In the 2003 blockbuster Kal Ho Na Ho,Saif Ali Khan, playing an MBA student, trotted around with a Louis Vuitton briefcase. Three years later, in Kabhi Alvida Na Kehna, the lead stars Shah Rukh Khan, Preity Zinta and Rani Mukherjee, all portrayed as image-conscious New Yorkers, were seen swinging Louis Vuitton handbags and suitcases throughout the film. Then, in the season grand finale of a popular talk show on television Koffee with Karan, the brand appeared yet again as part of the coffee hamper that was given out to the guest on the show by host Karan Johar.
It is not just happenstance. Both the films and the popular show are produced by Dharma Productions, a television and film content production company run by Johar. “It is not a coincidence. We have signed a long-term deal with them (Louis Vuitton) to place their brand in our projects,” says a senior production executive of Dharma Productions.
He doesn’t want to be named because “the deal has not been made official” though he is quick to note that the brand will feature in upcoming films as well.

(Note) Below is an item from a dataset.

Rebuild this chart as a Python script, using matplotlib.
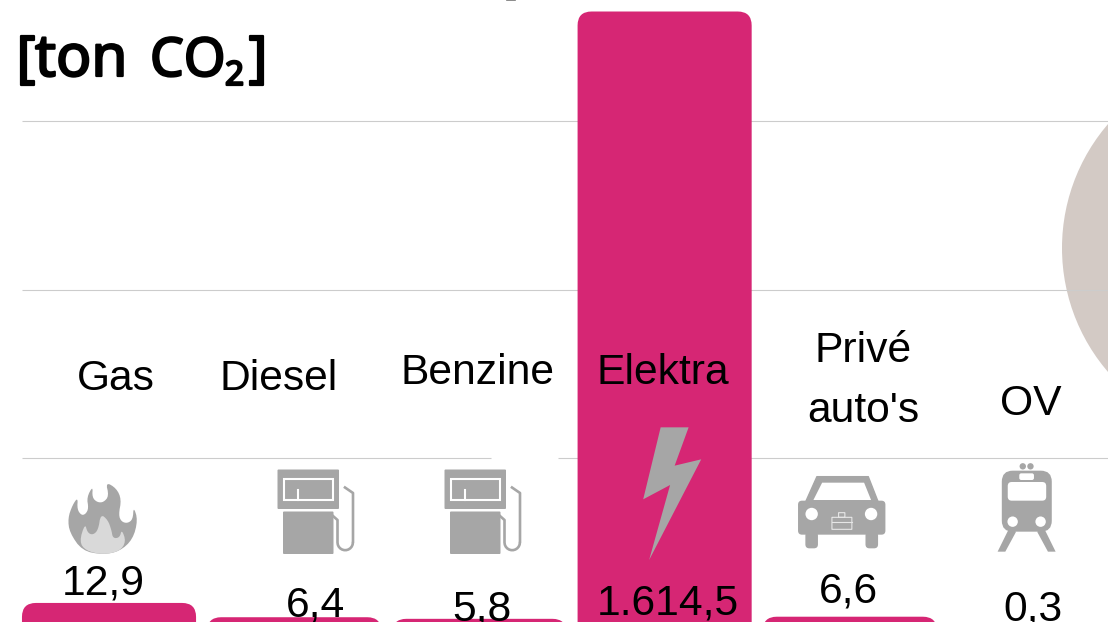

Tikka Shatrujit Singh, advisor to Louis Vuitton in India, is more forthright. “Our association with Karan Johar was based on the fact that his movies are always chic and feature leading actors. We think our brand has an obvious fit with his films,” he says. Singh says he feels this association has led to an increased visibility of the brand among its target audience. “These placements have helped us reach our consumers in a more affable way.”
Brand placements in films is not new. But brands entering into long-term deals certainly mark a new trend. “Thanks to the multiplex boom in the country, cinema viewing is on the rise among the young and hip crowd,” says Rahul Merchant, general manager, business development for P9 Integrated Pvt. Ltd, a film marketing company owned by Percept Holdings Co. “This set of viewers is extremely difficult to catch on regular media platforms. Hence, the rush among marketers to pitch their brands in popular films.”
Long-term bulk deals, according to industry players, are on the rise becasuse these are cost-effective and efficient investments for both parties. “Not only do such deals allow advertisers to get a better price on their placements in films, they also allow usually cash-strapped film production houses to raise funds,” says Navin Shah, CEO of P9.
Adlabs Films Ltd, another leading Indian film production company, recently signed a deal with MTV under which various MTV brands will be placed in their upcoming projects. Similarly, Bournvita and Hero Honda showed up in bothKoi Mil Gaya and Krishh, both films from producer and director Rakesh Roshan.
Meanwhile, Johar seems to have firmly latched on to the trend. Last week, he signed a long-term deal with Alfred Dunhill Ltd, a UK-based men’s luxury and lifestyle company, to serve as its brand ambassador in India. The deal also involved featuring the brand in Johar’s movies and TV shows.
Others too are racing to do such deals. “We are working towards signing bulk deals with Yash Raj Films Pvt. Ltd for the next year-and-a-half,” says M.K. Machaiah, senior business director, Mindshare, a media buying house.
Another factor fuelling the trend is the increasing professionalism and consistency in the film production business. “Earlier, a production house released one or two projects in a year. Yet there used to be uncertainty about their release. Whereas now, most leading production houses have five to six projects in the pipeline at any given point,” says a senior executive from Yash Raj Films who didn’t want his name used. “This presents a good business opportunity to create long-term relationships with major advertisers.”
Industry executives were unwilling to disclose specific terms of such bulk deals saying there is no single formula. Prices usually depend on the extent of brand involvementwith a film, though media buyers say the bigger deals have been in the Rs3-4 crore range.
Branded entertainment has gradually evolved into an organized industry, which today is estimated to be around Rs200 crore. “It is likely to grow to Rs800 crore by 2010,” says P9’s Shah. For producers, it’s a welcome trend as it helps them shore up funds. For instance, a tie-up with brands such as General Motors, Castrol GTX and Goodyear in Ta Ra Rum Pum helped the producer take care of 10% of his production budget.